↓
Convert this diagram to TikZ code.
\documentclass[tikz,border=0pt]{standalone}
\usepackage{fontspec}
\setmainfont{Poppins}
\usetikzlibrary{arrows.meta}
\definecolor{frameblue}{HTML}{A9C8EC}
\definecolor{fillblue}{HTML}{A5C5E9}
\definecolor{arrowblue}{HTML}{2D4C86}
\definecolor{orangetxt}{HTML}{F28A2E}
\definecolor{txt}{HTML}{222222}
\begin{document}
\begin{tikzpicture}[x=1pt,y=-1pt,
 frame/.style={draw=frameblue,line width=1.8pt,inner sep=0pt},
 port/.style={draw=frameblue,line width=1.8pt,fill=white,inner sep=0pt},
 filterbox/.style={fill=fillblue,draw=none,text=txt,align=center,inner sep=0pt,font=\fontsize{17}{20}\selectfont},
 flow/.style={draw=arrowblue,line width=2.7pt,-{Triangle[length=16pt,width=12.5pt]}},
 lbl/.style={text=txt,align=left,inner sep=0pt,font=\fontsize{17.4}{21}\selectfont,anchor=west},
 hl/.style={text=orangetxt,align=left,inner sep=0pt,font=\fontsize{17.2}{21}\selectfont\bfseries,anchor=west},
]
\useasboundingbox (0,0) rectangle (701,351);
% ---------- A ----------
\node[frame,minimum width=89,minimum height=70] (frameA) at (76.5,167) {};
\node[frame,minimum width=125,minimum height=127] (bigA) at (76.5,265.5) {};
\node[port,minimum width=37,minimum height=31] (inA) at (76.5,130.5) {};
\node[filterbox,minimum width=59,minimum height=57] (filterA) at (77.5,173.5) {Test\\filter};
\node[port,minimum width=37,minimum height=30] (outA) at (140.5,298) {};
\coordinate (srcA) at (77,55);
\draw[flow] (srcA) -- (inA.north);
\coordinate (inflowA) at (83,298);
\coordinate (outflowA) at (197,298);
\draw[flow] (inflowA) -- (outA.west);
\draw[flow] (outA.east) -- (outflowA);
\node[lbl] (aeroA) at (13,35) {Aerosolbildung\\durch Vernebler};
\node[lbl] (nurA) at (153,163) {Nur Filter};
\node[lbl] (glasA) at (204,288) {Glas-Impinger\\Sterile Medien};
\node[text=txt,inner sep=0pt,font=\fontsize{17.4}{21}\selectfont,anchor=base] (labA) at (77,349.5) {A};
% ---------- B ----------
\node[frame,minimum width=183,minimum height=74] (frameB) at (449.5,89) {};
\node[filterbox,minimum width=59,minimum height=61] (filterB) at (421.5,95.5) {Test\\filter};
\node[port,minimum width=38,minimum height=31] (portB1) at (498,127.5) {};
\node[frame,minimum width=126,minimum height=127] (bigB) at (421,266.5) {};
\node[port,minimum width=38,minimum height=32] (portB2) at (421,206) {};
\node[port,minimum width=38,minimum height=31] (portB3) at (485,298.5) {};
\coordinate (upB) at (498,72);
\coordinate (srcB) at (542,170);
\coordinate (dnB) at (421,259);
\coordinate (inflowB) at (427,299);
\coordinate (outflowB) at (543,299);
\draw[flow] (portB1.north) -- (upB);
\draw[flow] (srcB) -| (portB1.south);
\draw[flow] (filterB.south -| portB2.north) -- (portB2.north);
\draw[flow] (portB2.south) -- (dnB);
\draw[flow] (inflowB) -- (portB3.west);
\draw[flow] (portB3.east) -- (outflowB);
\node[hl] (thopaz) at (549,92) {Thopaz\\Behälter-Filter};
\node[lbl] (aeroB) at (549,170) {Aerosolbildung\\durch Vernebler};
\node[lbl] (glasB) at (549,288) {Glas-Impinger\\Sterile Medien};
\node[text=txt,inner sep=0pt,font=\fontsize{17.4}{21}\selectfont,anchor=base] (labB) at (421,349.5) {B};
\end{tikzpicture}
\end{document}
↑
↓
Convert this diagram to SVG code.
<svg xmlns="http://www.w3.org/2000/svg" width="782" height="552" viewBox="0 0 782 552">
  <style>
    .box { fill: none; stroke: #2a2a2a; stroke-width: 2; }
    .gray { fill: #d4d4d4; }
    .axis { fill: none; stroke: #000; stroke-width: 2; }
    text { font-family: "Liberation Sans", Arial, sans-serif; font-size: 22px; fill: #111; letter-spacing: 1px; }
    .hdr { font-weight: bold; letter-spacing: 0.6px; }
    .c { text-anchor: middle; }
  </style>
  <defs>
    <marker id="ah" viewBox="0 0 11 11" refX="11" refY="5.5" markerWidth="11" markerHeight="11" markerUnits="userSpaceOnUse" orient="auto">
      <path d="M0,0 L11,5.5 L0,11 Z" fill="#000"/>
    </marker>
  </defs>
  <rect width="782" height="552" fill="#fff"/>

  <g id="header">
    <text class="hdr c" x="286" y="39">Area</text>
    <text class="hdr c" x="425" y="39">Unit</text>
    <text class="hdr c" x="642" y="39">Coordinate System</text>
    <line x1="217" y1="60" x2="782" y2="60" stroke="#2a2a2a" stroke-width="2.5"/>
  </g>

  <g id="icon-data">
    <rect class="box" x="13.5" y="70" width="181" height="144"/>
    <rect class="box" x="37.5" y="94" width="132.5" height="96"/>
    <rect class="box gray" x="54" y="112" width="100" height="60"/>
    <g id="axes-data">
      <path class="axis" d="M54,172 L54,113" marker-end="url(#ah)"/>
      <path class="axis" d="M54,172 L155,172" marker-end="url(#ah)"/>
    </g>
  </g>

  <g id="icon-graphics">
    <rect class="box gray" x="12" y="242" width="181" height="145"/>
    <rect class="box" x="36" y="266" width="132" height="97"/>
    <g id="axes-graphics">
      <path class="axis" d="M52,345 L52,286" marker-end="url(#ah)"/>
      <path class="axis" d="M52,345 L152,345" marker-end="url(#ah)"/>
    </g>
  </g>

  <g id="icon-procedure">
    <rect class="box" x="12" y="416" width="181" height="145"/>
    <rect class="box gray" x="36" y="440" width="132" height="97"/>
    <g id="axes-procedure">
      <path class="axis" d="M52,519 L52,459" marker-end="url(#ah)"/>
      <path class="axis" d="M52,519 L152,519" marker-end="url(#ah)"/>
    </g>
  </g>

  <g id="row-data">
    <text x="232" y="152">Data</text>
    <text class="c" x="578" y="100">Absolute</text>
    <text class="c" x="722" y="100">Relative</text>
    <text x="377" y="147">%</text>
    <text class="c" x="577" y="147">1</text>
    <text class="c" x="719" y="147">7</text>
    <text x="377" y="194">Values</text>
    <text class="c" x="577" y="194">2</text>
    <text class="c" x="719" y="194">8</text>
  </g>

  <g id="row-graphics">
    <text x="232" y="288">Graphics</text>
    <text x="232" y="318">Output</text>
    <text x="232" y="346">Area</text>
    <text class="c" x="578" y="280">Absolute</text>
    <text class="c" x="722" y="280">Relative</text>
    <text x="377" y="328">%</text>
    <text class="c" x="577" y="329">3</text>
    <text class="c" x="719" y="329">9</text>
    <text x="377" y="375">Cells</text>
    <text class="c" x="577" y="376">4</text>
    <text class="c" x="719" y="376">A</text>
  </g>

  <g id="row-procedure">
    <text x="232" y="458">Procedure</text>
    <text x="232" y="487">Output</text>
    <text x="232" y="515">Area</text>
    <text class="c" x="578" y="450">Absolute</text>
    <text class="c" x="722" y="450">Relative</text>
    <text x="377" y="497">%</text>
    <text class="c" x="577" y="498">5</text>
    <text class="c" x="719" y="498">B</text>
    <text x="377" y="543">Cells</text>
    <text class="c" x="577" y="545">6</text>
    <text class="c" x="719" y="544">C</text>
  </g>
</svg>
↑
- Task objective:
From the entries above, copy every line containing the word "Convert".

- Final answer:
Convert this diagram to TikZ code.
Convert this diagram to SVG code.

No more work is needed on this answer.